*GIVEN RECORDS*:
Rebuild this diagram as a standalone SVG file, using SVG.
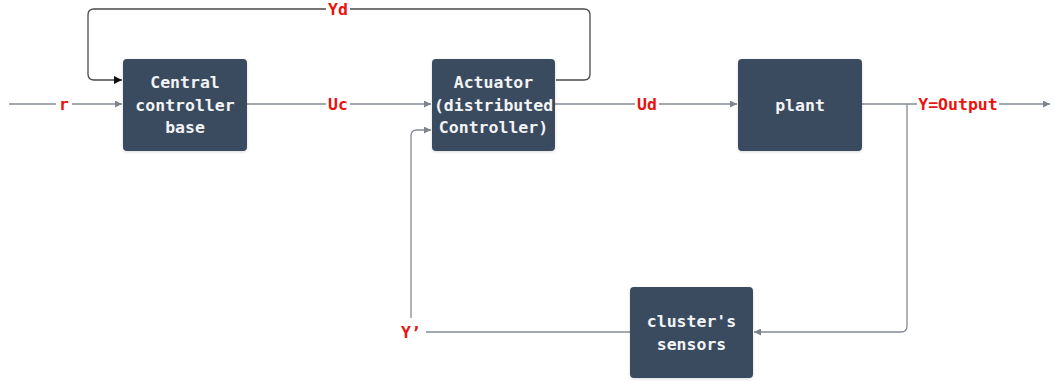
<svg xmlns="http://www.w3.org/2000/svg" width="1054" height="381" viewBox="0 0 1054 381">
<defs>
<marker id="ag" viewBox="0 0 10 10" refX="10" refY="5" markerWidth="7" markerHeight="7" markerUnits="userSpaceOnUse" orient="auto"><path d="M0,0 L10,5 L0,10 z" fill="#7d848d"/></marker>
<marker id="ab" viewBox="0 0 10 10" refX="10" refY="5" markerWidth="8" markerHeight="8" markerUnits="userSpaceOnUse" orient="auto"><path d="M0,0 L10,5 L0,10 z" fill="#111"/></marker>
<filter id="sh" x="-10%" y="-10%" width="120%" height="125%"><feDropShadow dx="0" dy="1" stdDeviation="1.5" flood-color="#000" flood-opacity="0.15"/></filter>
</defs>
<style>
.box{fill:#3a4b5f;filter:url(#sh)}
.t{font-family:"DejaVu Sans Mono","Liberation Mono",monospace;font-weight:bold;font-size:16.5px;fill:#f2f4f6;text-anchor:middle}
.l{font-family:"DejaVu Sans Mono","Liberation Mono",monospace;font-weight:bold;font-size:16.5px;fill:#e8140f;text-anchor:middle}
.c{fill:none;stroke:#858b93;stroke-width:1.3}
.d{fill:none;stroke:#4a4a4a;stroke-width:1.3}
.bg{fill:#fff}
</style>
<rect width="1054" height="381" fill="#fff"/>
<g id="connectors">
<path class="c" d="M9,104 H122" marker-end="url(#ag)"/>
<path class="c" d="M247,104 H431" marker-end="url(#ag)"/>
<path class="c" d="M555,104 H737" marker-end="url(#ag)"/>
<path class="c" d="M862,104 H1050" marker-end="url(#ag)"/>
<path class="c" d="M907,104 V326 Q907,332 901,332 H754" marker-end="url(#ag)"/>
<path class="c" d="M630,332 H426"/>
<path class="c" d="M411,318 V136 Q411,130 417,130 H431" marker-end="url(#ag)"/>
<path class="d" d="M556,80 H584 Q590,80 590,74 V15 Q590,9 584,9 H94 Q88,9 88,15 V74 Q88,80 94,80 H122" marker-end="url(#ab)"/>
<rect class="bg" x="56" y="95" width="16" height="18"/>
<text class="l" x="64" y="110">r</text>
<rect class="bg" x="326" y="95" width="24" height="18"/>
<text class="l" x="338" y="110">Uc</text>
<rect class="bg" x="635" y="95" width="24" height="18"/>
<text class="l" x="647" y="110">Ud</text>
<rect class="bg" x="326" y="0" width="24" height="18"/>
<text class="l" x="338" y="14.5">Yd</text>
<rect class="bg" x="917" y="95" width="82" height="18"/>
<text class="l" x="958" y="110">Y=Output</text>
<text class="l" x="411" y="338">Y’</text>
</g>
<g id="central">
<rect class="box" x="123" y="59" width="124" height="92" rx="4"/>
<text class="t" x="185" y="88">Central</text>
<text class="t" x="185" y="111">controller</text>
<text class="t" x="185" y="133">base</text>
</g>
<g id="actuator">
<rect class="box" x="432" y="59" width="123" height="92" rx="4"/>
<text class="t" x="493.5" y="88">Actuator</text>
<text class="t" x="493.5" y="111">(distributed</text>
<text class="t" x="493.5" y="133">Controller)</text>
</g>
<g id="plant">
<rect class="box" x="738" y="59" width="124" height="92" rx="4"/>
<text class="t" x="800" y="111">plant</text>
</g>
<g id="sensors">
<rect class="box" x="630" y="287" width="123" height="91" rx="4"/>
<text class="t" x="691.5" y="327">cluster's</text>
<text class="t" x="691.5" y="350">sensors</text>
</g>
</svg>
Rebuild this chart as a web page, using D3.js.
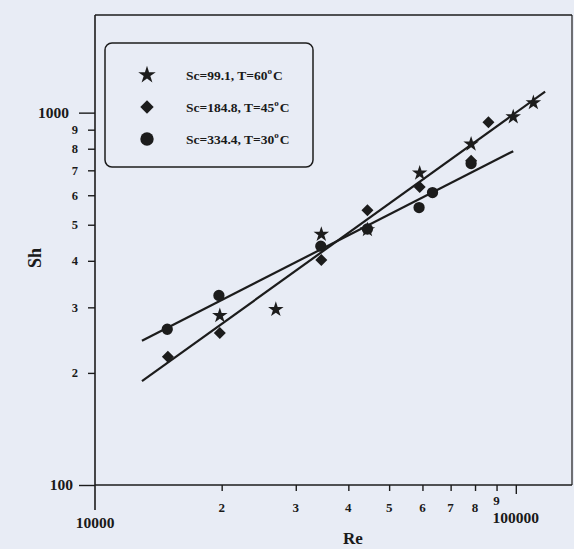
<!DOCTYPE html>
<html><head><meta charset="utf-8">
<script src="https://cdn.jsdelivr.net/npm/d3@7"></script>
<style>
html,body{margin:0;padding:0;background:#e8ecf5;}
svg{display:block;}
text{font-family:"Liberation Serif","DejaVu Serif",serif;font-weight:bold;fill:#1a1a1a;}
</style></head>
<body>
<svg id="chart" width="574" height="549"></svg>
<script>
// ---- data ----
const seriesNames = ["Sc=99.1, T=60", "Sc=184.8, T=45", "Sc=334.4, T=30"];
const starRe = [19800, 26900, 34500, 44400, 59100, 78300, 98600, 110100];
const starSh = [285, 296, 471, 485, 688, 823, 974, 1063];
const diamondRe = [14900, 19800, 34500, 44400, 59100, 78300, 86100];
const diamondSh = [221, 256, 402, 547, 631, 743, 943];
const circleRe = [14850, 19700, 34400, 44400, 58900, 63400, 78300];
const circleSh = [262, 323, 438, 487, 556, 610, 730];
// fitted lines (end points)
const fitSteepRe = [12930, 117400];
const fitSteepSh = [190, 1139];
const fitShallowRe = [12930, 98600];
const fitShallowSh = [244, 788];
// ticks
const xTicks = [10000, 20000, 30000, 40000, 50000, 60000, 70000, 80000, 90000, 100000];
const xTickLabels = ["10000", "2", "3", "4", "5", "6", "7", "8", "9", "100000"];
const yTicks = [100, 200, 300, 400, 500, 600, 700, 800, 900, 1000];
const yTickLabels = ["100", "2", "3", "4", "5", "6", "7", "8", "9", "1000"];

const svg = d3.select("#chart");
const L = 95, R = 572, T = 15, B = 485;
const x = d3.scaleLog().domain([10000, 136000]).range([L, R]);
const y = d3.scaleLog().domain([100, 1829]).range([B, T]);
const ink = "#1c1c1c";

// frame
svg.append("line").attr("x1", L).attr("x2", R).attr("y1", T).attr("y2", T).attr("stroke", ink).attr("stroke-width", 1.6);
svg.append("line").attr("x1", R).attr("x2", R).attr("y1", T).attr("y2", B).attr("stroke", ink).attr("stroke-width", 1.2);

// x axis
const xAxis = d3.axisBottom(x).tickValues(xTicks).tickFormat("").tickSizeOuter(0).tickSize(7);
const gx = svg.append("g").attr("transform", `translate(0,${B})`).call(xAxis);
gx.select(".domain").attr("stroke", ink).attr("stroke-width", 1.6).attr("d", `M${L},0H${R}`);
gx.selectAll(".tick line").attr("stroke", ink).attr("stroke-width", 1.4)
  .attr("y2", (d, i) => (i === xTicks.length - 1 ? 9 : 6));
gx.selectAll(".tick").filter((d, i) => i === 0).select("line").attr("y2", 0);
xTicks.forEach((v, i) => {
  const major = (i === 0 || i === xTicks.length - 1);
  let yy = major ? (i === 0 ? 528 : 523) : (i === 8 ? 505 : 512);
  svg.append("text").attr("x", x(v)).attr("y", yy).attr("text-anchor", "middle")
    .attr("font-size", major ? 15.5 : 13).text(xTickLabels[i]);
});

// y axis
const yAxis = d3.axisLeft(y).tickValues(yTicks).tickFormat("").tickSizeOuter(0).tickSize(8);
const gy = svg.append("g").attr("transform", `translate(${L},0)`).call(yAxis);
gy.select(".domain").attr("stroke", ink).attr("stroke-width", 1.6).attr("d", `M0,${T}V510`);
gy.selectAll(".tick line").attr("stroke", ink).attr("stroke-width", 1.4)
  .attr("x2", (d, i) => (i === 0 || i === yTicks.length - 1) ? -16 : -7);
yTicks.forEach((v, i) => {
  const major = (i === 0 || i === yTicks.length - 1);
  svg.append("text").attr("x", major ? (i === 0 ? 73 : 69) : 78).attr("y", y(v))
    .attr("dy", "0.35em").attr("text-anchor", "end")
    .attr("font-size", major ? 15.5 : 12.5).text(yTickLabels[i]);
});

// axis titles
svg.append("text").attr("x", 353).attr("y", 544).attr("text-anchor", "middle").attr("font-size", 17).text("Re");
svg.append("text").attr("transform", "translate(41,258) rotate(-90)").attr("text-anchor", "middle").attr("font-size", 18).text("Sh");

// fitted lines
const line = d3.line().x(d => x(d[0])).y(d => y(d[1]));
svg.append("path").datum(d3.zip(fitSteepRe, fitSteepSh)).attr("d", line)
  .attr("fill", "none").attr("stroke", ink).attr("stroke-width", 2.2);
svg.append("path").datum(d3.zip(fitShallowRe, fitShallowSh)).attr("d", line)
  .attr("fill", "none").attr("stroke", ink).attr("stroke-width", 2.2);

// markers
const starSym = d3.symbol().type(d3.symbolStar).size(75);
const sqSym = d3.symbol().type(d3.symbolSquare).size(72);
const circSym = d3.symbol().type(d3.symbolCircle).size(100);
svg.append("g").selectAll("path").data(d3.zip(circleRe, circleSh)).join("path")
  .attr("d", circSym).attr("transform", d => `translate(${x(d[0])},${y(d[1])})`).attr("fill", ink);
svg.append("g").selectAll("path").data(d3.zip(diamondRe, diamondSh)).join("path")
  .attr("d", sqSym).attr("transform", d => `translate(${x(d[0])},${y(d[1])}) rotate(45)`).attr("fill", ink);
svg.append("g").selectAll("path").data(d3.zip(starRe, starSh)).join("path")
  .attr("d", starSym).attr("transform", d => `translate(${x(d[0])},${y(d[1])})`).attr("fill", ink);

// legend
const lg = svg.append("g");
lg.append("rect").attr("x", 105).attr("y", 43).attr("width", 208).attr("height", 124).attr("rx", 7)
  .attr("fill", "none").attr("stroke", ink).attr("stroke-width", 1.5);
const rowsY = [75, 107, 139];
const legSyms = [
  d3.symbol().type(d3.symbolStar).size(95)(),
  d3.symbol().type(d3.symbolSquare).size(90)(),
  d3.symbol().type(d3.symbolCircle).size(140)()
];
seriesNames.forEach((name, i) => {
  lg.append("path").attr("d", legSyms[i])
    .attr("transform", `translate(147,${rowsY[i]})${i === 1 ? " rotate(45)" : ""}`).attr("fill", ink);
  const t = lg.append("text").attr("x", 186).attr("y", rowsY[i] + 5).attr("font-size", 13.5);
  t.append("tspan").text(name);
  t.append("tspan").attr("dy", -6).attr("font-size", 9).text("o");
  t.append("tspan").attr("dy", 6).attr("dx", 1).text("C");
});
</script>
</body></html>
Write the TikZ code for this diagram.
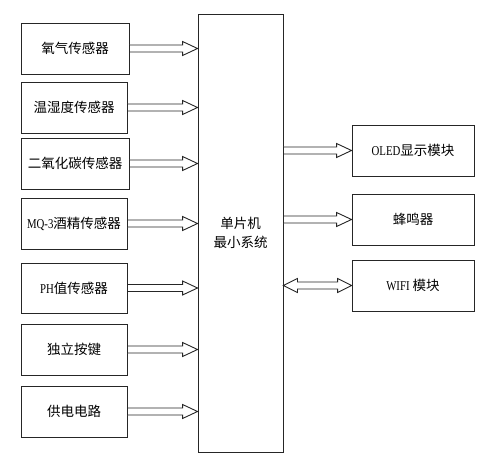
\documentclass[tikz,border=0pt]{standalone}
\usepackage{fontspec}
\setmainfont{Noto Sans CJK SC}
\newfontfamily\latf[FakeStretch=0.8]{Liberation Serif}
\usetikzlibrary{calc}
\tikzset{
  box/.style={draw=black!85, line width=0.9pt, minimum height=51pt, inner sep=0pt, font=\fontsize{13.5pt}{19pt}\selectfont, align=center},
  lbox/.style={box, minimum width=106pt},
  rbox/.style={box, minimum width=122pt},
  arr/.style={draw=black!85, line width=0.9pt, fill=white, line join=miter}
}
\newcommand\fatarr[2]{%
  \path let \p1=(#1), \p2=(#2.west |- #1) in
    [arr] (\x1,\y1+3.5pt) -- (\x2-15pt,\y1+3.5pt) -- (\x2-15pt,\y1+7pt) -- (\x2,\y1)
    -- (\x2-15pt,\y1-7pt) -- (\x2-15pt,\y1-3.5pt) -- (\x1,\y1-3.5pt) -- cycle;}
\newcommand\dblarr[2]{%
  \path let \p1=(#1), \p2=(#2.west |- #1) in
    [arr] (\x1,\y1) -- (\x1+14pt,\y1+7pt) -- (\x1+14pt,\y1+3.5pt) -- (\x2-14pt,\y1+3.5pt)
    -- (\x2-14pt,\y1+7pt) -- (\x2,\y1) -- (\x2-14pt,\y1-7pt) -- (\x2-14pt,\y1-3.5pt)
    -- (\x1+14pt,\y1-3.5pt) -- (\x1+14pt,\y1-7pt) -- cycle;}
\begin{document}
\begin{tikzpicture}[x=1pt,y=-1pt]
\useasboundingbox (0,0) rectangle (489,462);
\node[box, minimum width=85pt, minimum height=438pt] (mcu) at (240.5,233) {单片机\\最小系统};
\node[lbox, minimum width=108pt] (o2) at (75,48.5) {氧气传感器};
\node[lbox] (th) at (74,107.5) {温湿度传感器};
\node[lbox, minimum width=108pt] (co2) at (75,163.5) {二氧化碳传感器};
\node[lbox] (mq) at (74,223.5) {{\latf MQ-3}酒精传感器};
\node[lbox, minimum height=50pt] (ph) at (74,288) {{\latf PH}值传感器};
\node[lbox] (key) at (74,349.5) {独立按键};
\node[lbox] (pwr) at (74,411.5) {供电电路};
\node[rbox] (oled) at (413,150.5) {{\latf OLED}显示模块};
\node[rbox] (buz) at (413,219.5) {蜂鸣器};
\node[rbox] (wifi) at (413,285.5) {{\latf WIFI} 模块};
\coordinate (m1) at (mcu.east |- oled);
\coordinate (m2) at (mcu.east |- buz);
\coordinate (m3) at (mcu.east |- wifi);
\fatarr{o2.east}{mcu}
\fatarr{th.east}{mcu}
\fatarr{co2.east}{mcu}
\fatarr{mq.east}{mcu}
\fatarr{ph.east}{mcu}
\fatarr{key.east}{mcu}
\fatarr{pwr.east}{mcu}
\fatarr{m1}{oled}
\fatarr{m2}{buz}
\dblarr{m3}{wifi}
\end{tikzpicture}
\end{document}
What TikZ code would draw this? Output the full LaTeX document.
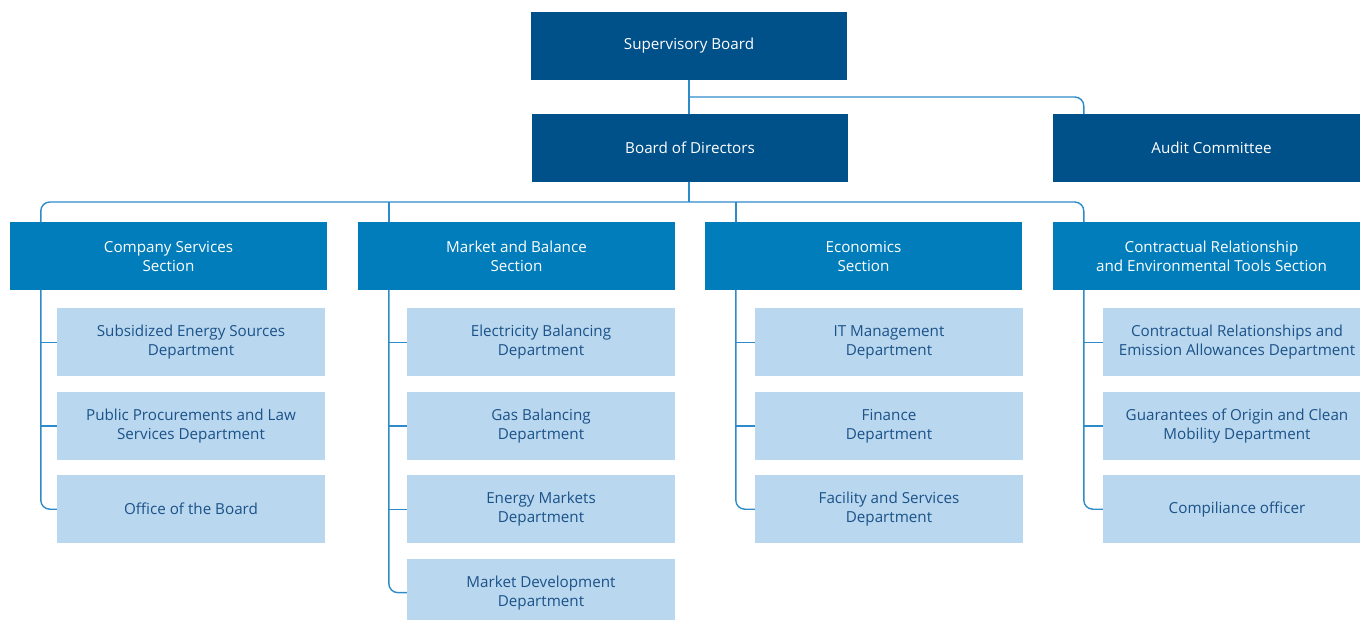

*EXERCISE OBJECTIVE*:
From the listing above, collect each line in which the string "chart" appears.

*COMPLETE RESPONSE*:
Rebuild this chart as a web page, using D3.js.
<svg id="chart" width="574" height="549"></svg>
const svg = d3.select("#chart");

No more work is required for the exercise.